------ Supplied entries

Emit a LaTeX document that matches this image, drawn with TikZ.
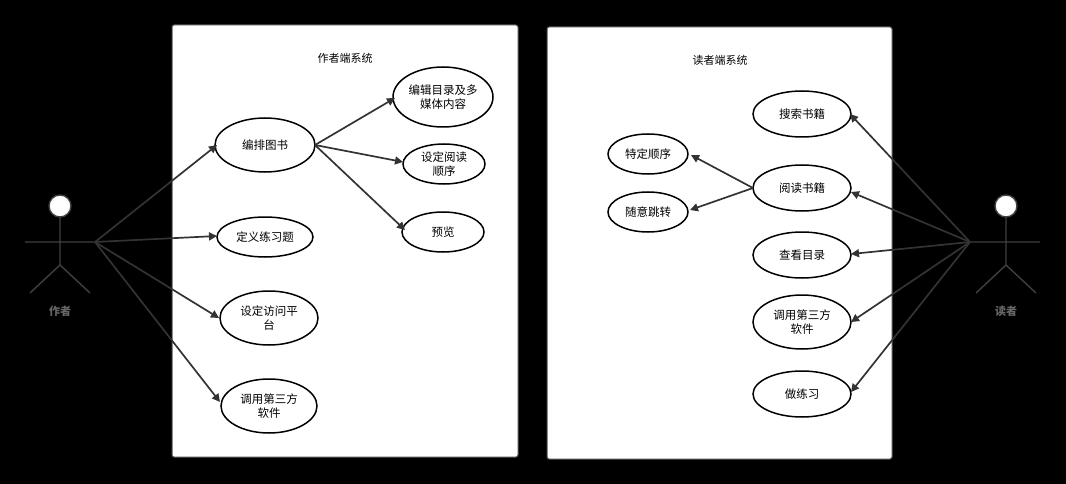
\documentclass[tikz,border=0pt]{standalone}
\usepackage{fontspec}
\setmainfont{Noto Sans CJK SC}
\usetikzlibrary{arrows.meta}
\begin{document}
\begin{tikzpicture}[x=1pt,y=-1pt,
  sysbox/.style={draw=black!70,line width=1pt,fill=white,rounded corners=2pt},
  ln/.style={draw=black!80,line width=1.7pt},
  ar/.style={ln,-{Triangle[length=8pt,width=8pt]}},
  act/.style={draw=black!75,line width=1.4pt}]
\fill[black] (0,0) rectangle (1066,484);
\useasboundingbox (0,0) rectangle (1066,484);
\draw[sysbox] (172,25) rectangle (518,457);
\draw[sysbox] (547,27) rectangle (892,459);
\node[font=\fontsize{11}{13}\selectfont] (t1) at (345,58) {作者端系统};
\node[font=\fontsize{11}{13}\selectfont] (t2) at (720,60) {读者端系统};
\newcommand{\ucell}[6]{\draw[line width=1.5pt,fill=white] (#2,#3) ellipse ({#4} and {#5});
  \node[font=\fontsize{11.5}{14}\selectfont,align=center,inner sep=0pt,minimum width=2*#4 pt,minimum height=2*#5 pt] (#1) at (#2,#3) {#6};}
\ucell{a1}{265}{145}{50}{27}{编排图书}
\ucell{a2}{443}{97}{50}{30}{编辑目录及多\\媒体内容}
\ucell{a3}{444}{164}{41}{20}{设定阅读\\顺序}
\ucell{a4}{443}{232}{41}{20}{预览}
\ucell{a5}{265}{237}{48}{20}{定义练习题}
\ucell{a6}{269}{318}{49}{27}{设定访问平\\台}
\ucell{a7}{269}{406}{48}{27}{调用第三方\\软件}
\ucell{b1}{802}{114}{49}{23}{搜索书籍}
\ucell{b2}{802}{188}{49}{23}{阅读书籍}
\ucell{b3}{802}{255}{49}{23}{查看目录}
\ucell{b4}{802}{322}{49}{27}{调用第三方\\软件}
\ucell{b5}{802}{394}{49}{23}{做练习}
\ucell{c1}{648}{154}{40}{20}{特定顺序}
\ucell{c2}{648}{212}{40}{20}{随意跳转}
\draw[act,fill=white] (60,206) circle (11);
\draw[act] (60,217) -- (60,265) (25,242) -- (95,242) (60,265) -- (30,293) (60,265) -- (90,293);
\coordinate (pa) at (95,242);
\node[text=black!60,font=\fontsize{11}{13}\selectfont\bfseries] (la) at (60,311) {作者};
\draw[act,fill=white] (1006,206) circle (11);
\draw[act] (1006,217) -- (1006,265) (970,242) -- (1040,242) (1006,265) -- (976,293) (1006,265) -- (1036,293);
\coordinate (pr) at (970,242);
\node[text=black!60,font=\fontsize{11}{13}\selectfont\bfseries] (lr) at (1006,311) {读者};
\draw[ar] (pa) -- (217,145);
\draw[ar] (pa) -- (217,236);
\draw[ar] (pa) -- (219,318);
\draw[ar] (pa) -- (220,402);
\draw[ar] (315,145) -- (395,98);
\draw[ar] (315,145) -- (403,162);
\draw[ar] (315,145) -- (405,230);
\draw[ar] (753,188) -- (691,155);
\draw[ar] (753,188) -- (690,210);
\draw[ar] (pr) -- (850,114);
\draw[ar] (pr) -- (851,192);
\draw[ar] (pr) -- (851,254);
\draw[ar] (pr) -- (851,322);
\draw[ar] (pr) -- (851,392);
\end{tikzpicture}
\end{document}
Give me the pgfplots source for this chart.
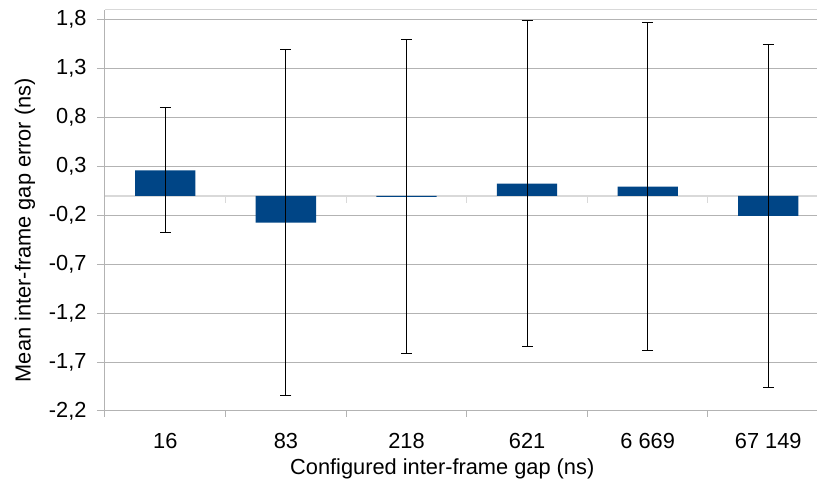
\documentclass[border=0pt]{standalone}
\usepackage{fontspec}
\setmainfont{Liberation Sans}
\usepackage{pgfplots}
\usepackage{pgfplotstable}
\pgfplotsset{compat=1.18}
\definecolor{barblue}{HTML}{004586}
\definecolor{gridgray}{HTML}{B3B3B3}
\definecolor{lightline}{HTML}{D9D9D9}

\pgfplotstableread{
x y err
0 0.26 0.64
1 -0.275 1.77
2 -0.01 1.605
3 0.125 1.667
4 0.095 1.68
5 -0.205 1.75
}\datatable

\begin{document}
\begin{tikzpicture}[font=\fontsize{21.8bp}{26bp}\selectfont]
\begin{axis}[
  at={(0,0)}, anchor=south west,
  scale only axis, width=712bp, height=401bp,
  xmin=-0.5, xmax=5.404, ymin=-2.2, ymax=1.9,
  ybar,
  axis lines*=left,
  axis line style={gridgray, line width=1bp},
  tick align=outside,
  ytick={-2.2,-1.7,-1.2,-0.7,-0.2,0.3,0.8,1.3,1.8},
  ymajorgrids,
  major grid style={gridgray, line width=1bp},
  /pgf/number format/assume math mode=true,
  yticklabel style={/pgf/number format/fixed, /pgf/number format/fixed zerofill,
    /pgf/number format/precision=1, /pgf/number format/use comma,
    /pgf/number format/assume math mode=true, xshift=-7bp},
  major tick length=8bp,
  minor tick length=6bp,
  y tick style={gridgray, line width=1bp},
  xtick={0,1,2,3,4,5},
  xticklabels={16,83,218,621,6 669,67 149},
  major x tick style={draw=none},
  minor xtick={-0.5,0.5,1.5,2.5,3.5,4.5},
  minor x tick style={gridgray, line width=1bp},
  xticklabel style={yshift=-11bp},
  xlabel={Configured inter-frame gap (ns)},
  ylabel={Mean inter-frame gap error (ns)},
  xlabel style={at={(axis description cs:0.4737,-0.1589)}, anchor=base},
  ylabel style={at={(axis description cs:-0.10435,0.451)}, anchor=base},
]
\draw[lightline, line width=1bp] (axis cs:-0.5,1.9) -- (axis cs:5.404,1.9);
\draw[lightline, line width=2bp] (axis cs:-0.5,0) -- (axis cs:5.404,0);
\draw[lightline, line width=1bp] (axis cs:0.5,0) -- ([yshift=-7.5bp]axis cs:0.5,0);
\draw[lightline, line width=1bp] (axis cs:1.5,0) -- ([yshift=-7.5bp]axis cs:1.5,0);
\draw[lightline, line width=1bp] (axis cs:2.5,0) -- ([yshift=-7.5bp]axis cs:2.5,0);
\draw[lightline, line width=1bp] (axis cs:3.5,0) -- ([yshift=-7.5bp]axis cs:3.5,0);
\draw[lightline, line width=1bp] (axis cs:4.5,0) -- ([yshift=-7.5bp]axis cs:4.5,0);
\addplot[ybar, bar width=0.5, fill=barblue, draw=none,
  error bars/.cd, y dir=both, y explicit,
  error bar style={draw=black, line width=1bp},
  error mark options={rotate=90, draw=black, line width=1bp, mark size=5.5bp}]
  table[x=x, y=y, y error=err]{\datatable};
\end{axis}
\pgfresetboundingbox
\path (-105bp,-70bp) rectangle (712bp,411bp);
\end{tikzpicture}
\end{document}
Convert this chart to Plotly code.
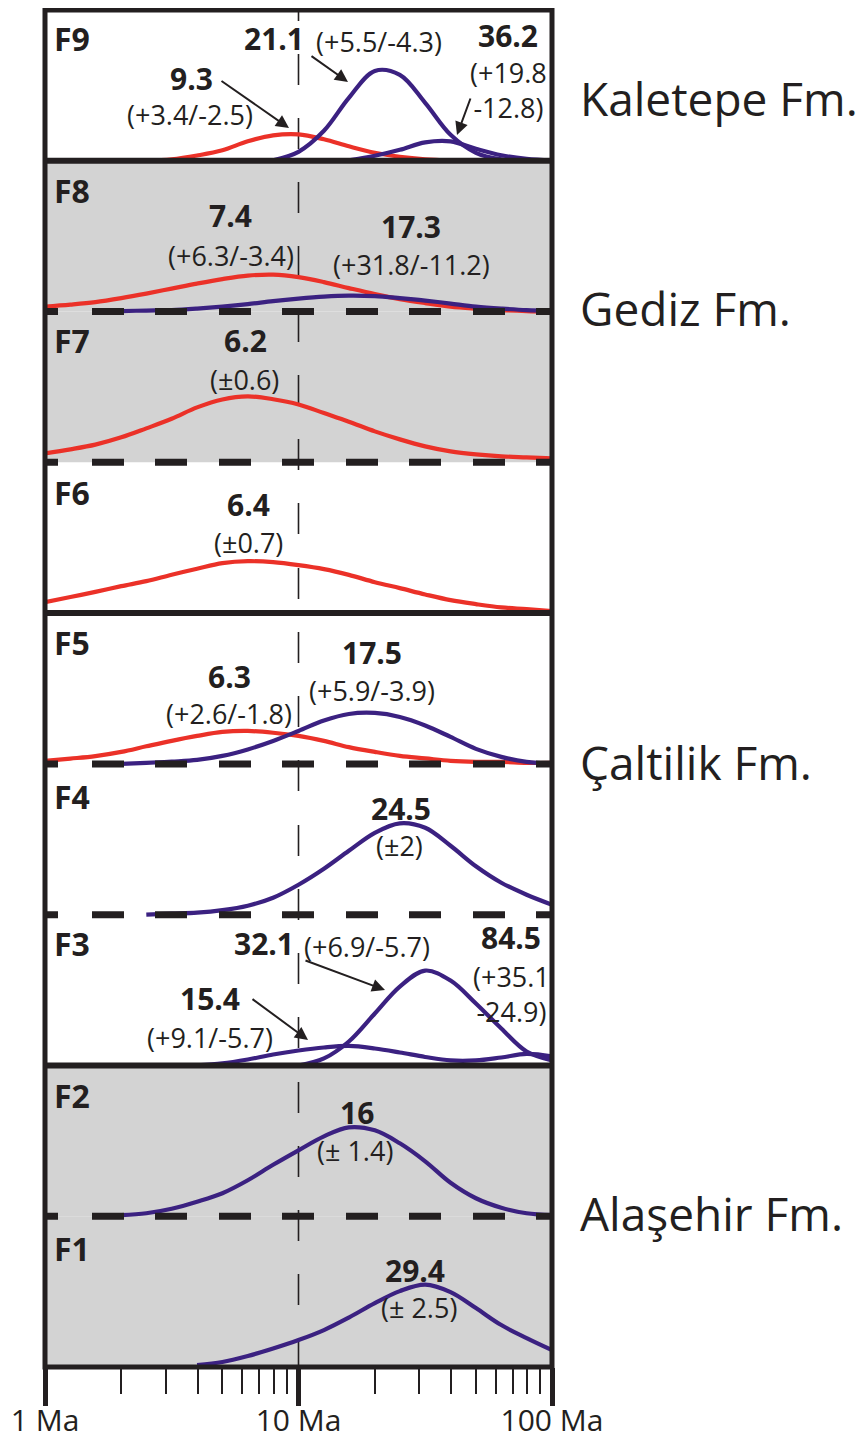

------------

● **Your instructions**
Set down the records in full and exactly. Do not carry over any image.

● **Expected answer**
Emit a LaTeX document that matches this image, drawn with TikZ.
\documentclass[tikz,border=0pt]{standalone}
\usepackage{fontspec}
\setmainfont{Noto Sans CJK SC}
\usetikzlibrary{arrows.meta}
\begin{document}
\begin{tikzpicture}[x=1pt,y=-1pt,
  sysbox/.style={draw=black!70,line width=1pt,fill=white,rounded corners=2pt},
  ln/.style={draw=black!80,line width=1.7pt},
  ar/.style={ln,-{Triangle[length=8pt,width=8pt]}},
  act/.style={draw=black!75,line width=1.4pt}]
\fill[black] (0,0) rectangle (1066,484);
\useasboundingbox (0,0) rectangle (1066,484);
\draw[sysbox] (172,25) rectangle (518,457);
\draw[sysbox] (547,27) rectangle (892,459);
\node[font=\fontsize{11}{13}\selectfont] (t1) at (345,58) {作者端系统};
\node[font=\fontsize{11}{13}\selectfont] (t2) at (720,60) {读者端系统};
\newcommand{\ucell}[6]{\draw[line width=1.5pt,fill=white] (#2,#3) ellipse ({#4} and {#5});
  \node[font=\fontsize{11.5}{14}\selectfont,align=center,inner sep=0pt,minimum width=2*#4 pt,minimum height=2*#5 pt] (#1) at (#2,#3) {#6};}
\ucell{a1}{265}{145}{50}{27}{编排图书}
\ucell{a2}{443}{97}{50}{30}{编辑目录及多\\媒体内容}
\ucell{a3}{444}{164}{41}{20}{设定阅读\\顺序}
\ucell{a4}{443}{232}{41}{20}{预览}
\ucell{a5}{265}{237}{48}{20}{定义练习题}
\ucell{a6}{269}{318}{49}{27}{设定访问平\\台}
\ucell{a7}{269}{406}{48}{27}{调用第三方\\软件}
\ucell{b1}{802}{114}{49}{23}{搜索书籍}
\ucell{b2}{802}{188}{49}{23}{阅读书籍}
\ucell{b3}{802}{255}{49}{23}{查看目录}
\ucell{b4}{802}{322}{49}{27}{调用第三方\\软件}
\ucell{b5}{802}{394}{49}{23}{做练习}
\ucell{c1}{648}{154}{40}{20}{特定顺序}
\ucell{c2}{648}{212}{40}{20}{随意跳转}
\draw[act,fill=white] (60,206) circle (11);
\draw[act] (60,217) -- (60,265) (25,242) -- (95,242) (60,265) -- (30,293) (60,265) -- (90,293);
\coordinate (pa) at (95,242);
\node[text=black!60,font=\fontsize{11}{13}\selectfont\bfseries] (la) at (60,311) {作者};
\draw[act,fill=white] (1006,206) circle (11);
\draw[act] (1006,217) -- (1006,265) (970,242) -- (1040,242) (1006,265) -- (976,293) (1006,265) -- (1036,293);
\coordinate (pr) at (970,242);
\node[text=black!60,font=\fontsize{11}{13}\selectfont\bfseries] (lr) at (1006,311) {读者};
\draw[ar] (pa) -- (217,145);
\draw[ar] (pa) -- (217,236);
\draw[ar] (pa) -- (219,318);
\draw[ar] (pa) -- (220,402);
\draw[ar] (315,145) -- (395,98);
\draw[ar] (315,145) -- (403,162);
\draw[ar] (315,145) -- (405,230);
\draw[ar] (753,188) -- (691,155);
\draw[ar] (753,188) -- (690,210);
\draw[ar] (pr) -- (850,114);
\draw[ar] (pr) -- (851,192);
\draw[ar] (pr) -- (851,254);
\draw[ar] (pr) -- (851,322);
\draw[ar] (pr) -- (851,392);
\end{tikzpicture}
\end{document}
Give me the pgfplots source for this chart.
\documentclass[border=0pt]{standalone}
\usepackage{fontspec}
\setmainfont{Liberation Sans}
\usepackage{pgfplots}
\usepackage{pgfplotstable}
\pgfplotsset{compat=1.18}
\definecolor{barblue}{HTML}{004586}
\definecolor{gridgray}{HTML}{B3B3B3}
\definecolor{lightline}{HTML}{D9D9D9}

\pgfplotstableread{
x y err
0 0.26 0.64
1 -0.275 1.77
2 -0.01 1.605
3 0.125 1.667
4 0.095 1.68
5 -0.205 1.75
}\datatable

\begin{document}
\begin{tikzpicture}[font=\fontsize{21.8bp}{26bp}\selectfont]
\begin{axis}[
  at={(0,0)}, anchor=south west,
  scale only axis, width=712bp, height=401bp,
  xmin=-0.5, xmax=5.404, ymin=-2.2, ymax=1.9,
  ybar,
  axis lines*=left,
  axis line style={gridgray, line width=1bp},
  tick align=outside,
  ytick={-2.2,-1.7,-1.2,-0.7,-0.2,0.3,0.8,1.3,1.8},
  ymajorgrids,
  major grid style={gridgray, line width=1bp},
  /pgf/number format/assume math mode=true,
  yticklabel style={/pgf/number format/fixed, /pgf/number format/fixed zerofill,
    /pgf/number format/precision=1, /pgf/number format/use comma,
    /pgf/number format/assume math mode=true, xshift=-7bp},
  major tick length=8bp,
  minor tick length=6bp,
  y tick style={gridgray, line width=1bp},
  xtick={0,1,2,3,4,5},
  xticklabels={16,83,218,621,6 669,67 149},
  major x tick style={draw=none},
  minor xtick={-0.5,0.5,1.5,2.5,3.5,4.5},
  minor x tick style={gridgray, line width=1bp},
  xticklabel style={yshift=-11bp},
  xlabel={Configured inter-frame gap (ns)},
  ylabel={Mean inter-frame gap error (ns)},
  xlabel style={at={(axis description cs:0.4737,-0.1589)}, anchor=base},
  ylabel style={at={(axis description cs:-0.10435,0.451)}, anchor=base},
]
\draw[lightline, line width=1bp] (axis cs:-0.5,1.9) -- (axis cs:5.404,1.9);
\draw[lightline, line width=2bp] (axis cs:-0.5,0) -- (axis cs:5.404,0);
\draw[lightline, line width=1bp] (axis cs:0.5,0) -- ([yshift=-7.5bp]axis cs:0.5,0);
\draw[lightline, line width=1bp] (axis cs:1.5,0) -- ([yshift=-7.5bp]axis cs:1.5,0);
\draw[lightline, line width=1bp] (axis cs:2.5,0) -- ([yshift=-7.5bp]axis cs:2.5,0);
\draw[lightline, line width=1bp] (axis cs:3.5,0) -- ([yshift=-7.5bp]axis cs:3.5,0);
\draw[lightline, line width=1bp] (axis cs:4.5,0) -- ([yshift=-7.5bp]axis cs:4.5,0);
\addplot[ybar, bar width=0.5, fill=barblue, draw=none,
  error bars/.cd, y dir=both, y explicit,
  error bar style={draw=black, line width=1bp},
  error mark options={rotate=90, draw=black, line width=1bp, mark size=5.5bp}]
  table[x=x, y=y, y error=err]{\datatable};
\end{axis}
\pgfresetboundingbox
\path (-105bp,-70bp) rectangle (712bp,411bp);
\end{tikzpicture}
\end{document}
Convert this chart to Plotly code.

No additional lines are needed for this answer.